> Work instructions
Stop at the line containing "1.35, 0.85]": repeat exactly every line of the entries below from the first up to it, plus that line, with pictures omitted.

> Provided records

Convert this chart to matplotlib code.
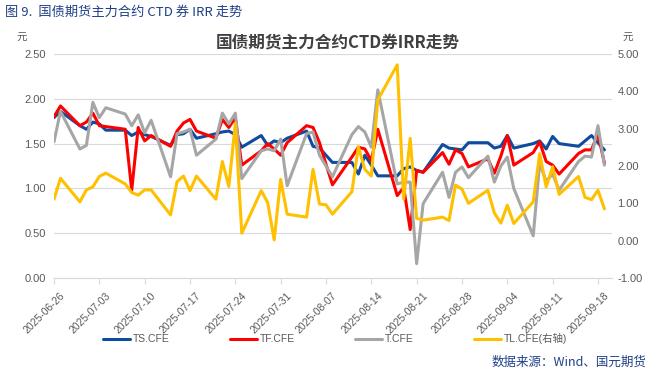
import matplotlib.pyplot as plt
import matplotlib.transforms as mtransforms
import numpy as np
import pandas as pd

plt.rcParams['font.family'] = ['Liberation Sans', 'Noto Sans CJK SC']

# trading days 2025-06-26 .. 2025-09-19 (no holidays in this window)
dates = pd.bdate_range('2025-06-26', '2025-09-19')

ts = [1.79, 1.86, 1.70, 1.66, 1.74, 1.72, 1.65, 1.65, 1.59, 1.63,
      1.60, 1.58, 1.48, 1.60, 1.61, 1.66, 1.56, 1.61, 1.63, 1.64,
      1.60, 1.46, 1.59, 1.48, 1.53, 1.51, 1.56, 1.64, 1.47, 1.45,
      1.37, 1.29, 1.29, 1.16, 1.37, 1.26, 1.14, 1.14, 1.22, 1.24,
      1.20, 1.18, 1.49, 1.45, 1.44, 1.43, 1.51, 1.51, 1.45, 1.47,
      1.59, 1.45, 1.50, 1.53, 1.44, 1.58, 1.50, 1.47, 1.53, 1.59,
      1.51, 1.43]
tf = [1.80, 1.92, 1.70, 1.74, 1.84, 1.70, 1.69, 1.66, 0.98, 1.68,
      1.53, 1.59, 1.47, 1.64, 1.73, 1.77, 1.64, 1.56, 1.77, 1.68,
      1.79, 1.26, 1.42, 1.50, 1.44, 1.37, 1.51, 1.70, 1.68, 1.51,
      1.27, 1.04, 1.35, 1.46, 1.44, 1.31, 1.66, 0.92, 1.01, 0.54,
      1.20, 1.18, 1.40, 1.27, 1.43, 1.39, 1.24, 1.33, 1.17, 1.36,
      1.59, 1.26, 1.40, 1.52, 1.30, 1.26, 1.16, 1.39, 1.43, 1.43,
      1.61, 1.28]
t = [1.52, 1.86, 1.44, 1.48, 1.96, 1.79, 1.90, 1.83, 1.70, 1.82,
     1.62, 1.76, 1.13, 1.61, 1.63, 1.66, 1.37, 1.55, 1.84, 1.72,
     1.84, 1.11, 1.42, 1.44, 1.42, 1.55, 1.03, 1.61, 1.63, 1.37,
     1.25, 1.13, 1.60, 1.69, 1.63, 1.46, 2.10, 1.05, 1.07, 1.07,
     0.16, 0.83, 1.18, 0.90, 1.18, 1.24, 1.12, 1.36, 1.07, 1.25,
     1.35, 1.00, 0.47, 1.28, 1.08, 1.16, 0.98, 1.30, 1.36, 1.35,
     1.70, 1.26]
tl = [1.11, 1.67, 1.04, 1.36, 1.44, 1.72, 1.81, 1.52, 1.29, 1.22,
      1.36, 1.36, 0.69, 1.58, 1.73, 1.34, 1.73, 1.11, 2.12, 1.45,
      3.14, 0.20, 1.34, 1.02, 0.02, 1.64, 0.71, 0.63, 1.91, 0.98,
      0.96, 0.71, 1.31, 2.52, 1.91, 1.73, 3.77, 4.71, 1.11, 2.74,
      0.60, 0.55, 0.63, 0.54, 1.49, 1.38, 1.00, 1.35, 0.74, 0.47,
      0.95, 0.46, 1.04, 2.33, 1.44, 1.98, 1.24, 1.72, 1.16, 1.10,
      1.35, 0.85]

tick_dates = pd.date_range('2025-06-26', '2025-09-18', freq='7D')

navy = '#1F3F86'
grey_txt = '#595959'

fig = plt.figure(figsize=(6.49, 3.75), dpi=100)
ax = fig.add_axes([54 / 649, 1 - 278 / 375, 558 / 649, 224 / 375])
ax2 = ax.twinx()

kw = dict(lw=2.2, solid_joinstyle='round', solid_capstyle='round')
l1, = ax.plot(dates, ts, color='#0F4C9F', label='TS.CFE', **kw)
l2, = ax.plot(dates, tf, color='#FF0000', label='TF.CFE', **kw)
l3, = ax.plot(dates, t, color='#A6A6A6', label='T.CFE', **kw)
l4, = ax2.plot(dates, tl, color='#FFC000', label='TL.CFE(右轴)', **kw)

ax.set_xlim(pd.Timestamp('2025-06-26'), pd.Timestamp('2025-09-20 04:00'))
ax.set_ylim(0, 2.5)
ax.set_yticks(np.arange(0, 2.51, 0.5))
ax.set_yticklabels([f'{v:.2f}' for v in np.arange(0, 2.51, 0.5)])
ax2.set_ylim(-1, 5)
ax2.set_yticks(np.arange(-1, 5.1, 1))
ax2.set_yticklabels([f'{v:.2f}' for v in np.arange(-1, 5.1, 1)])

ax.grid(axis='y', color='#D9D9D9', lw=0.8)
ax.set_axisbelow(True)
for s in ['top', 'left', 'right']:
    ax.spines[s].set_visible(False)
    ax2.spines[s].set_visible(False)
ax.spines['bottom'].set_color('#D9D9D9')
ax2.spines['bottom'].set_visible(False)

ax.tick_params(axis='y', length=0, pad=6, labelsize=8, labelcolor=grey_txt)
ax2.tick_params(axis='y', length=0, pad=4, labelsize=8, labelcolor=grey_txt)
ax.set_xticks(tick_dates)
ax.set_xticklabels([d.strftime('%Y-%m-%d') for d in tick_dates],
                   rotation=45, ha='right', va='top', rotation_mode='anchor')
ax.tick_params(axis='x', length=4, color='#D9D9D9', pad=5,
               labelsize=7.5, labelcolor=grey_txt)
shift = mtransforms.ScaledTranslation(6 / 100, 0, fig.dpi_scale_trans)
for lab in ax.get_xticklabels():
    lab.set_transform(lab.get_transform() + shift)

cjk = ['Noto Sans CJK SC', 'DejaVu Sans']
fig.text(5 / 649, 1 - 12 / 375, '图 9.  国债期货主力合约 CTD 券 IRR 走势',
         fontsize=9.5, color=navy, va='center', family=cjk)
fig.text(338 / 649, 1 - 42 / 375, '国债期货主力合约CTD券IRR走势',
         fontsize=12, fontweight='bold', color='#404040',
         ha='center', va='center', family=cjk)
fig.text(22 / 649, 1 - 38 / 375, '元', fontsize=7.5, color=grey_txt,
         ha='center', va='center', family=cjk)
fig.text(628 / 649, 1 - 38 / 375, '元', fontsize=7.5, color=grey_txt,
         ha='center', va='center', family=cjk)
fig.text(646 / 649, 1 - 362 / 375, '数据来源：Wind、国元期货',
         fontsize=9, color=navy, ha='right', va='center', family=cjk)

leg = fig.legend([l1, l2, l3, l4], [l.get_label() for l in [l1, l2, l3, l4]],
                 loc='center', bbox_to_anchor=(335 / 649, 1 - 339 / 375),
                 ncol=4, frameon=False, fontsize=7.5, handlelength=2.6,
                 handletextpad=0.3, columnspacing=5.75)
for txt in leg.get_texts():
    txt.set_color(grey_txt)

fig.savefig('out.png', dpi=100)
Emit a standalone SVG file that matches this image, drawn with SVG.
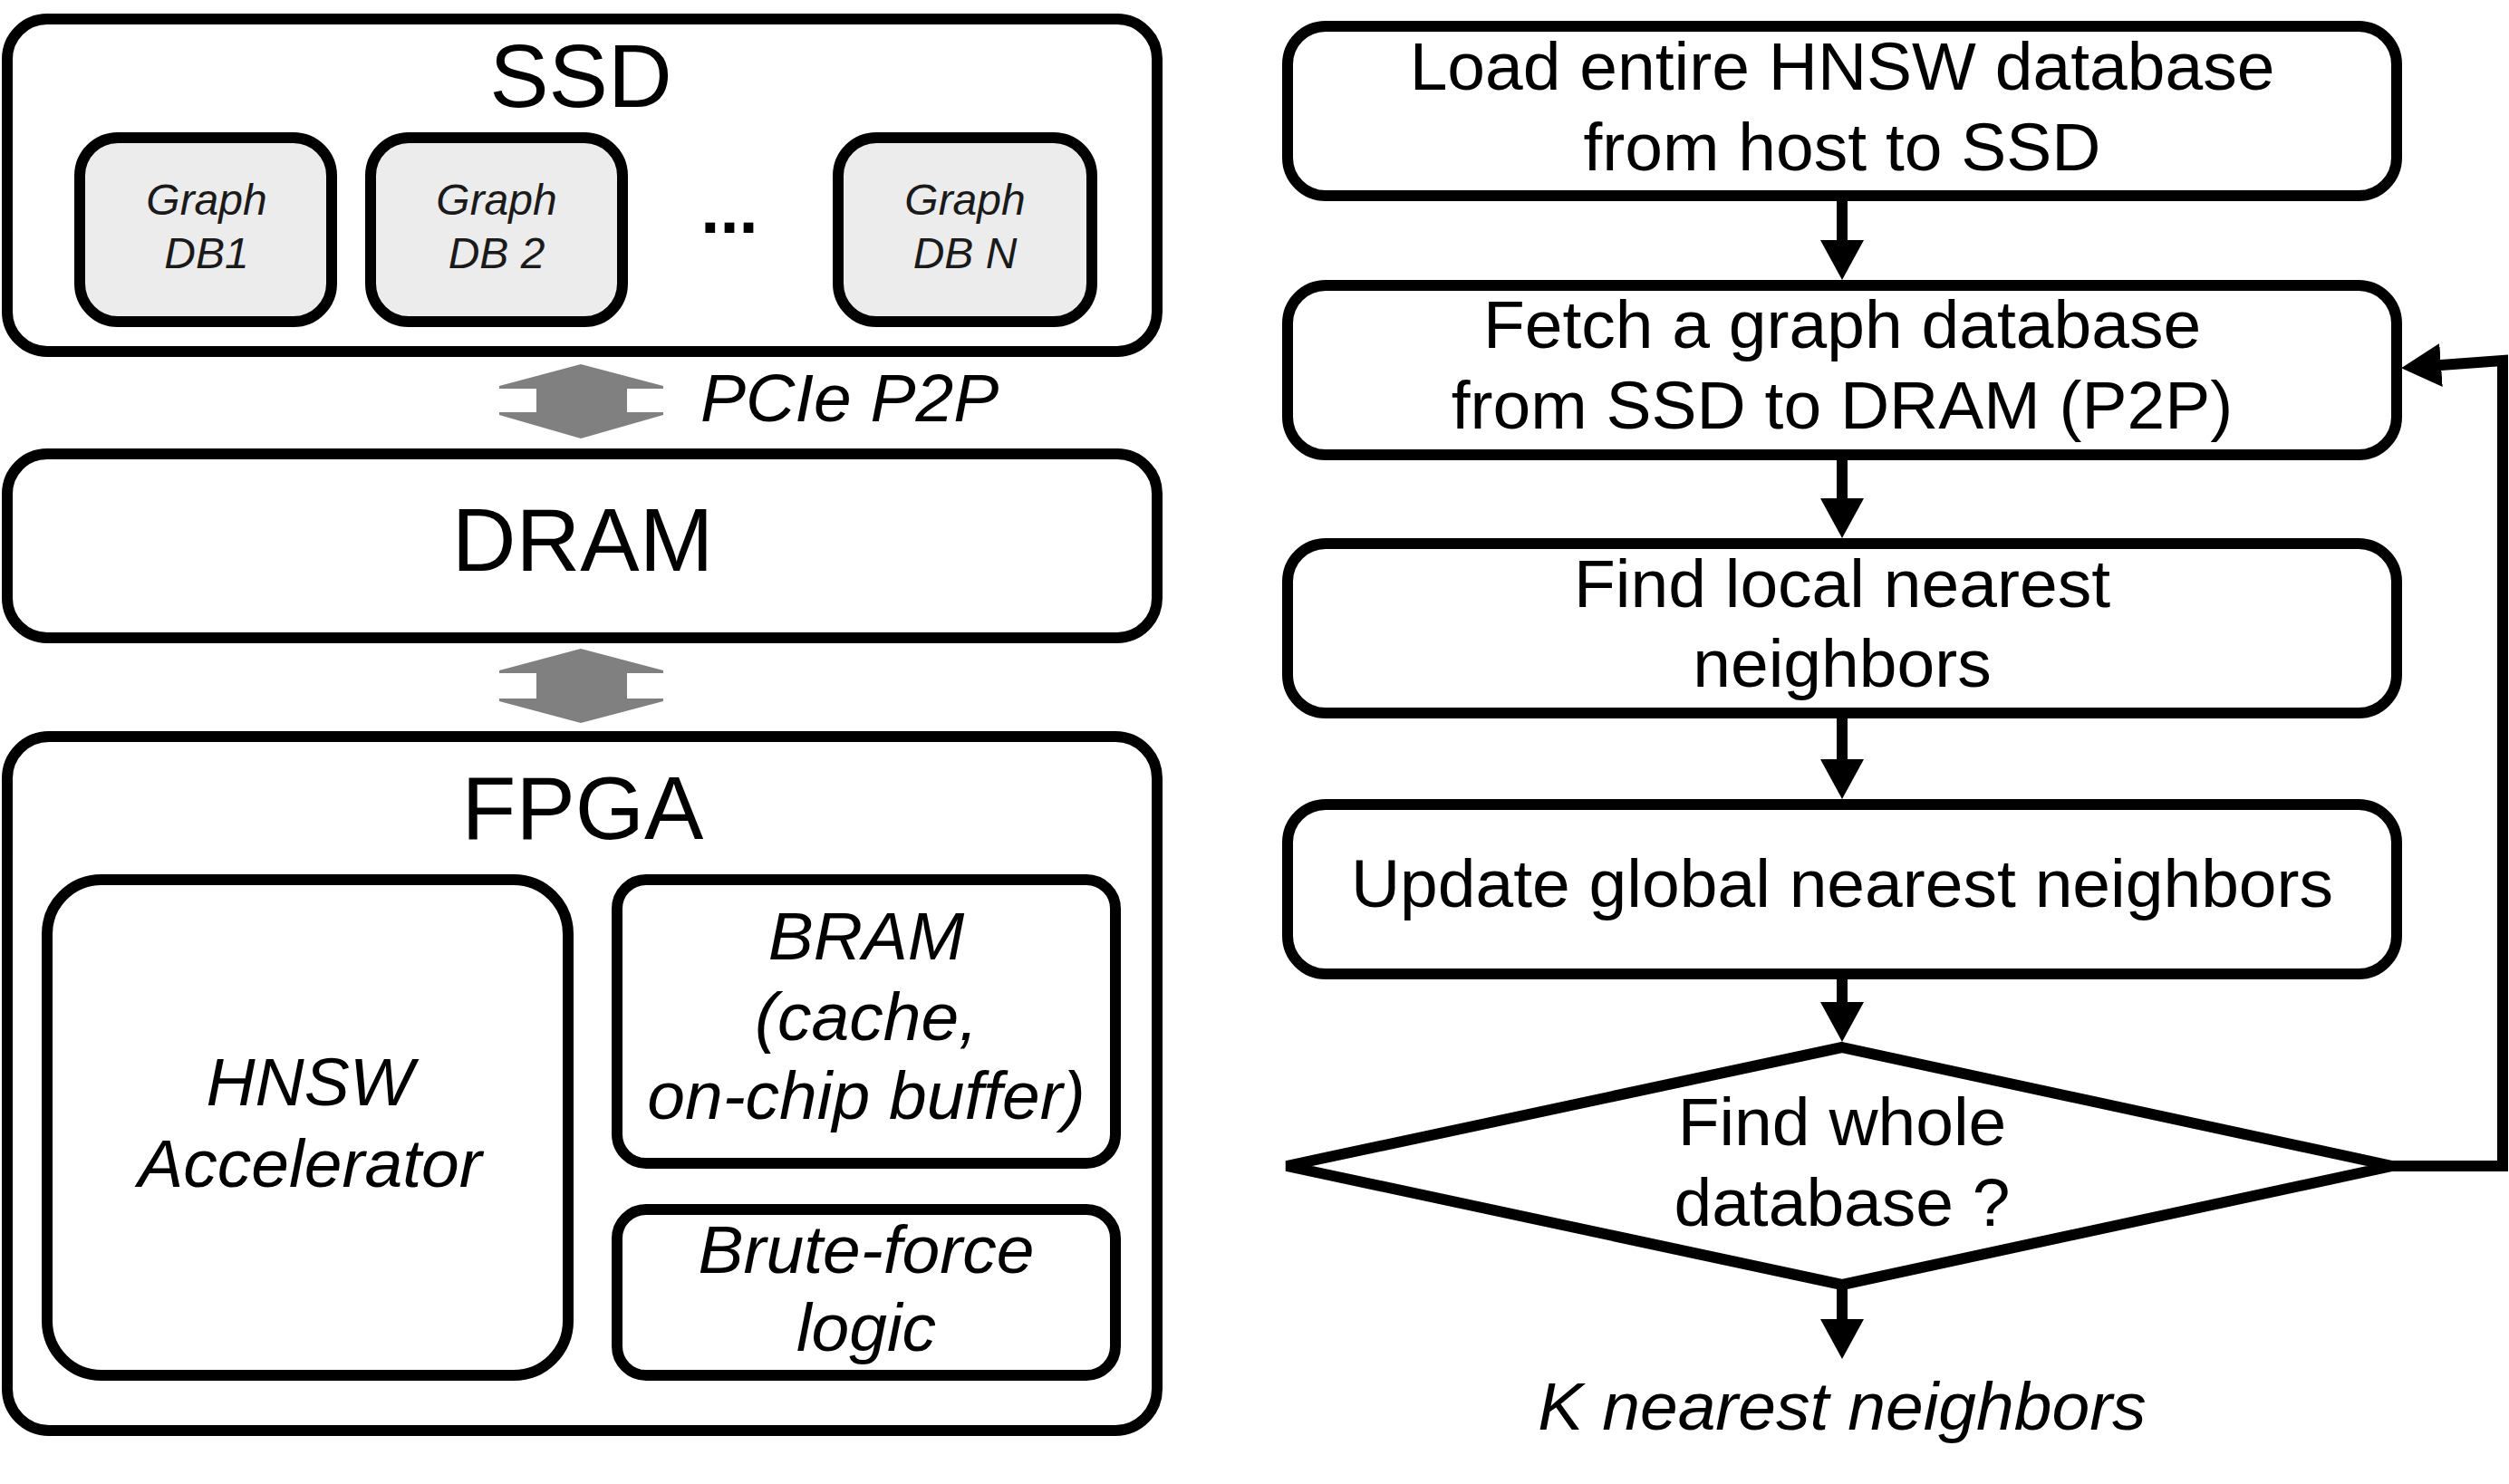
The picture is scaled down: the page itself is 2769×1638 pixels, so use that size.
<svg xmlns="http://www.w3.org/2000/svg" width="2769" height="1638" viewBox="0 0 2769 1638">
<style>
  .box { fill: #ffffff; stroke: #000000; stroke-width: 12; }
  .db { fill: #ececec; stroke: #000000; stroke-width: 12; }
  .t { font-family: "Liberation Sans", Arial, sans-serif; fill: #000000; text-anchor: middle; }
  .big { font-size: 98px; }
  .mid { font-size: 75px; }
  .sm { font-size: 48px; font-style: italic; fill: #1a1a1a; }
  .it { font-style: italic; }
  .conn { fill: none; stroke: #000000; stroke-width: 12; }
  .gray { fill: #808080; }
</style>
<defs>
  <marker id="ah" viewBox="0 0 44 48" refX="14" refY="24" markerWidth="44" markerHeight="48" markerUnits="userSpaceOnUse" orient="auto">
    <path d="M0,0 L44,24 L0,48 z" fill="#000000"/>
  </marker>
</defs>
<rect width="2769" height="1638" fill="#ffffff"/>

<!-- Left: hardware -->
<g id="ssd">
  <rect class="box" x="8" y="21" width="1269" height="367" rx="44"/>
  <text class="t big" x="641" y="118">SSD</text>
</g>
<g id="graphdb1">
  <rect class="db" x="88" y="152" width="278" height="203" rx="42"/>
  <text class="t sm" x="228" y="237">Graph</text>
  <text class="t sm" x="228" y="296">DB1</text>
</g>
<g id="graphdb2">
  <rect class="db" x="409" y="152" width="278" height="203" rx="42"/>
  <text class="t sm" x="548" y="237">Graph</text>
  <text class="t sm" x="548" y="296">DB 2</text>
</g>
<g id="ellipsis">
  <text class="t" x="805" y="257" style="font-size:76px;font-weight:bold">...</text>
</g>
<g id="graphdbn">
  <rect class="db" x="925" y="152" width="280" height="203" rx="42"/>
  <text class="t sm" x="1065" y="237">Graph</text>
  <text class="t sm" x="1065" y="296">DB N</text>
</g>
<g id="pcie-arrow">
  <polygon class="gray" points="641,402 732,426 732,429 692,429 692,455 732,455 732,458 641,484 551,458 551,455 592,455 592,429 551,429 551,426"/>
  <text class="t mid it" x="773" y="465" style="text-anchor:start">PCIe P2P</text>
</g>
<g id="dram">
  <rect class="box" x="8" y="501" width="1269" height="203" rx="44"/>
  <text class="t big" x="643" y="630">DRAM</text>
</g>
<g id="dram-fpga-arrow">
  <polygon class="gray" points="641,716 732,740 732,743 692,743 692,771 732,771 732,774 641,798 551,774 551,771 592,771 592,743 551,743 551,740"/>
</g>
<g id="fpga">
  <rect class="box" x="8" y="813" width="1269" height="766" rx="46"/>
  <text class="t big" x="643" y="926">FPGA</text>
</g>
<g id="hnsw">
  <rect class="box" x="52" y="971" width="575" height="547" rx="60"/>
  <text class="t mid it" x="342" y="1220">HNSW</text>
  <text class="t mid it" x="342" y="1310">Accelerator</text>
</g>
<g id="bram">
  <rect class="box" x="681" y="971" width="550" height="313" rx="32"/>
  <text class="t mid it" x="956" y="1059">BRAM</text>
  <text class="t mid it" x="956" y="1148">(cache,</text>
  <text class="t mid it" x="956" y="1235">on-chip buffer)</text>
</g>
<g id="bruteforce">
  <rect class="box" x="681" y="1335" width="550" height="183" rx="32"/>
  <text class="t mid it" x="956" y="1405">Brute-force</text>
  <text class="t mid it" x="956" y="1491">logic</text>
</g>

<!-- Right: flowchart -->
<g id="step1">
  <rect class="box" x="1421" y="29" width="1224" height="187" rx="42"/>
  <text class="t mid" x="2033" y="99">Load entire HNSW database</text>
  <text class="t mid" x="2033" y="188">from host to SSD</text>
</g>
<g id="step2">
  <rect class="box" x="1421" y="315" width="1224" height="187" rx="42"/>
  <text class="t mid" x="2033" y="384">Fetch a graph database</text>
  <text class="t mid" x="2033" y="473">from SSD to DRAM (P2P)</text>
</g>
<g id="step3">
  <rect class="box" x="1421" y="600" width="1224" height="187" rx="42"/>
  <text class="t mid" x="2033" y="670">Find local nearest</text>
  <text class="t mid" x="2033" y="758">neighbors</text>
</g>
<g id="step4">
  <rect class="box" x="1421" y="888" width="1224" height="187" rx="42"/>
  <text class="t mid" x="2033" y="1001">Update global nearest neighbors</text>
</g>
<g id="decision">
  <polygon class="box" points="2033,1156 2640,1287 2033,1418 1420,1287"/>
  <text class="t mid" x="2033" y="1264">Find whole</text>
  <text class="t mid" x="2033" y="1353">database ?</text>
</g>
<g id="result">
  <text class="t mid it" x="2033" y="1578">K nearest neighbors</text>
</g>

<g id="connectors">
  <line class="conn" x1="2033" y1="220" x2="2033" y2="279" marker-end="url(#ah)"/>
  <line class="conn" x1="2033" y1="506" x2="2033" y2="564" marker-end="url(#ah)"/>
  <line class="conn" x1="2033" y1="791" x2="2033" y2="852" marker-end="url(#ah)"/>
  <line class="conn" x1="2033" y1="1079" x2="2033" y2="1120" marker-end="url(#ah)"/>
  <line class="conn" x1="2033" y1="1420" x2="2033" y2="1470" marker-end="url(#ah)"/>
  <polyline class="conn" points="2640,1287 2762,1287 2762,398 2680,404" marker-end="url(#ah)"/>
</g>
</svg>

> Task output
Convert this chart to matplotlib code.
import matplotlib.pyplot as plt
import matplotlib.transforms as mtransforms
import numpy as np
import pandas as pd

plt.rcParams['font.family'] = ['Liberation Sans', 'Noto Sans CJK SC']

# trading days 2025-06-26 .. 2025-09-19 (no holidays in this window)
dates = pd.bdate_range('2025-06-26', '2025-09-19')

ts = [1.79, 1.86, 1.70, 1.66, 1.74, 1.72, 1.65, 1.65, 1.59, 1.63,
      1.60, 1.58, 1.48, 1.60, 1.61, 1.66, 1.56, 1.61, 1.63, 1.64,
      1.60, 1.46, 1.59, 1.48, 1.53, 1.51, 1.56, 1.64, 1.47, 1.45,
      1.37, 1.29, 1.29, 1.16, 1.37, 1.26, 1.14, 1.14, 1.22, 1.24,
      1.20, 1.18, 1.49, 1.45, 1.44, 1.43, 1.51, 1.51, 1.45, 1.47,
      1.59, 1.45, 1.50, 1.53, 1.44, 1.58, 1.50, 1.47, 1.53, 1.59,
      1.51, 1.43]
tf = [1.80, 1.92, 1.70, 1.74, 1.84, 1.70, 1.69, 1.66, 0.98, 1.68,
      1.53, 1.59, 1.47, 1.64, 1.73, 1.77, 1.64, 1.56, 1.77, 1.68,
      1.79, 1.26, 1.42, 1.50, 1.44, 1.37, 1.51, 1.70, 1.68, 1.51,
      1.27, 1.04, 1.35, 1.46, 1.44, 1.31, 1.66, 0.92, 1.01, 0.54,
      1.20, 1.18, 1.40, 1.27, 1.43, 1.39, 1.24, 1.33, 1.17, 1.36,
      1.59, 1.26, 1.40, 1.52, 1.30, 1.26, 1.16, 1.39, 1.43, 1.43,
      1.61, 1.28]
t = [1.52, 1.86, 1.44, 1.48, 1.96, 1.79, 1.90, 1.83, 1.70, 1.82,
     1.62, 1.76, 1.13, 1.61, 1.63, 1.66, 1.37, 1.55, 1.84, 1.72,
     1.84, 1.11, 1.42, 1.44, 1.42, 1.55, 1.03, 1.61, 1.63, 1.37,
     1.25, 1.13, 1.60, 1.69, 1.63, 1.46, 2.10, 1.05, 1.07, 1.07,
     0.16, 0.83, 1.18, 0.90, 1.18, 1.24, 1.12, 1.36, 1.07, 1.25,
     1.35, 1.00, 0.47, 1.28, 1.08, 1.16, 0.98, 1.30, 1.36, 1.35,
     1.70, 1.26]
tl = [1.11, 1.67, 1.04, 1.36, 1.44, 1.72, 1.81, 1.52, 1.29, 1.22,
      1.36, 1.36, 0.69, 1.58, 1.73, 1.34, 1.73, 1.11, 2.12, 1.45,
      3.14, 0.20, 1.34, 1.02, 0.02, 1.64, 0.71, 0.63, 1.91, 0.98,
      0.96, 0.71, 1.31, 2.52, 1.91, 1.73, 3.77, 4.71, 1.11, 2.74,
      0.60, 0.55, 0.63, 0.54, 1.49, 1.38, 1.00, 1.35, 0.74, 0.47,
      0.95, 0.46, 1.04, 2.33, 1.44, 1.98, 1.24, 1.72, 1.16, 1.10,
      1.35, 0.85]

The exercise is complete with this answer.